There’s a job I REALLY want to apply for.... but their website is messed up. I tried it a few days ago and it won’t let me apply. I just tried again today and it won’t let me still.
It’s an older listing so I’m sure it’s been filled. Maybe they removed it and that’s why it won’t let me actually apply.... but it’s still on Indeed.
Get this. It’s three 12 hour days.
THREE DAY WORK WEEK.
.... Okay. It’s not that particular job. I went and searched other jobs with the same company and it doesn’t let me apply to any of them so it’s the site. Worst.site.ever. I’ll look for a phone number and try to give them a call. I just tried Firefox thinking maybe it was a Chrome thing but nah. Still the same error message.
I wish it was Friday.
Not that work is stressing me out. Work has been really good lately. I’ve been actually getting a lot done which makes the day fly by.
Andy is coming over tomorrow.
Andy: I’m going to come over right after work if that’s okay with you
Me: Yes, of course
Andy: And then I’m going to give you all the kisses
Andy: not just some
Andy: ALL of them
You guys. The level of cheesy in our messages is out of this worldddddddddd. We are totally those people. Like… I’ve never really been a mushy person but he totally brings it out in me. He told last night how the days until my birthday are dragging. I was kind of like, “Well…why does that matter” and he said, “Because it’s your birthday. It’s an important day and I want to make it special for you.”
He’s just so sweet to me. It’s on a level that I’m not used to. It’s on a level that’s going to spoil me for LIFE. If anything happens between Andy and I and I have to re-enter the dating pool, there’s no way I could go back to the Shawns, Jeremys and Timmys of the world. Now that I’ve experienced this type of dating........ the type where you don’t overthink or question every single thing… the way it’s SUPPOSED to be.... I just can’t go back to allowing guys to treat me like those guys did.
So tomorrow.... I’m going to make a roast. I’m super excited to be able to cook for him because we have similar taste in foods so it makes thing easy. He likes spicy and I LOVE spicy so that works out well. Others I’ve tried to cook for.... thought normal taco seasoning was too spicy -_-
Speaking of food. Man.
I gained so much weight from the holidays. Okay maybe not SO MUCH. I originally lost about 10lbs before the holidays. I gained 7 of that back BUT going back on eating better for the past week - I’m down again. Um. Down 4-5lbs but water weight and all that stuff.
Also.... my period is officially 15 days late. I’m chalking it up to stress (payroll) because I did take a pregnancy test and it was negative.
SPEAKING OF THAT THOUGH.
My sister randomly messages me yesterday
Sis: You know what I was thinking?
Me: What’s that?
Sis: You should freeze your eggs.
........................ um what? Lol.
Me: Lol what? Um. Maybe give me a couple years before I think about that.

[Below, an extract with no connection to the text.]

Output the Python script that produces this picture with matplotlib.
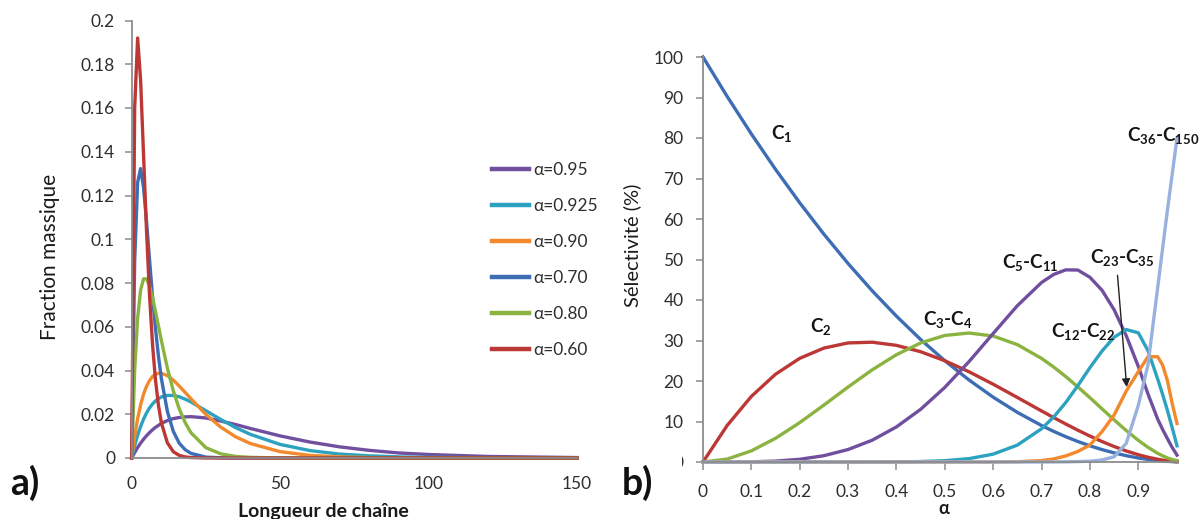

Sis: No, you have the procedure now because your eggs are much better quality then you can use them whenever.
Me: Hahaha. Isn’t 35 the high risk age? I’d wait until 35 for all that.

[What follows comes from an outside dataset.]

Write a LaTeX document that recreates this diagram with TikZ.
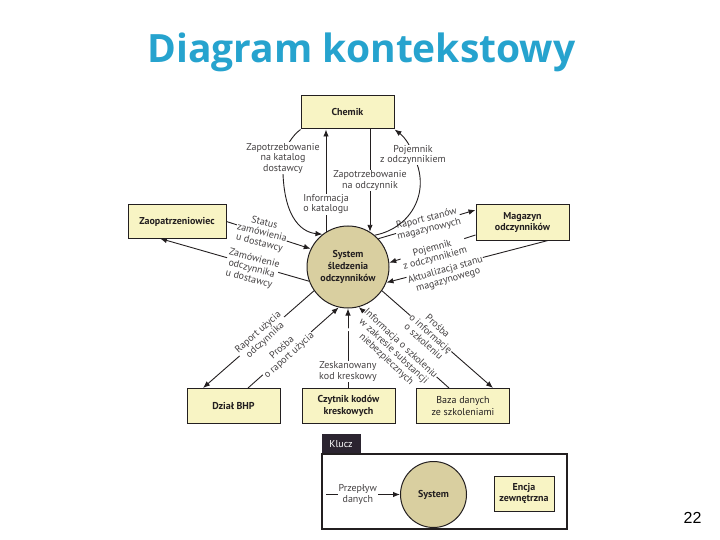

Sis: Ok 35 it is. Start saving now.
I shared all this with BFF because we were chatting last night. She got into her “um, no. You can’t have a kid before my wedding because I need you to drink.”
That always makes me laugh because .... I don’t PLAN on getting pregnant before her wedding but if I did… I’m pretty sure I could still drink. Having a child won’t make me not want to celebrate my BFF getting married. My entire family will be at the wedding. I’m sure they could handle a baby. But it’s not going to happen. I don’t want it to happen. But it’s literally almost a year away and she still hasn’t planned one.thing.at.all. The only thing she needs to do is to book the hall. We can’t plan ANYTHING until that is done. They’ve been engaged like.... three years? Oh. Only two years but still! She wants a very very extravagant wedding and she keeps pushing off booking a hall. She procrastinates a lot and I just know that’s only going to make the planning so fucking stressful. Why not make things easier? She always gets so stressed out about her lack of time to do things but it’s her fault for being lazy. I feel like I have to get on her case about this because it’s going to make MY life stressful and that’s what I’m trying to avoid this year. So maybe when she comes down this weekend I’ll tell to get on it and I’ll warn her that I’m going to start pestering her about it. She complains that her and her boy never gave time but YOU’RE OFF THREE DAYS A WEEK. You find time to do other things together.
Anyway. I should go. I have 9 minutes left, a fresh cup of coffee to drink, some stuff to finish. I’m going to the grocery store tonight and to see the twins.
Then I’m going home to finish cleaning my room out. I cleaned my closet and last night I finished painting my dresser (FINALLY). I’m super excited about the level of motivation I’ve had lately. So much stuff is getting done and it’s such a great feeling.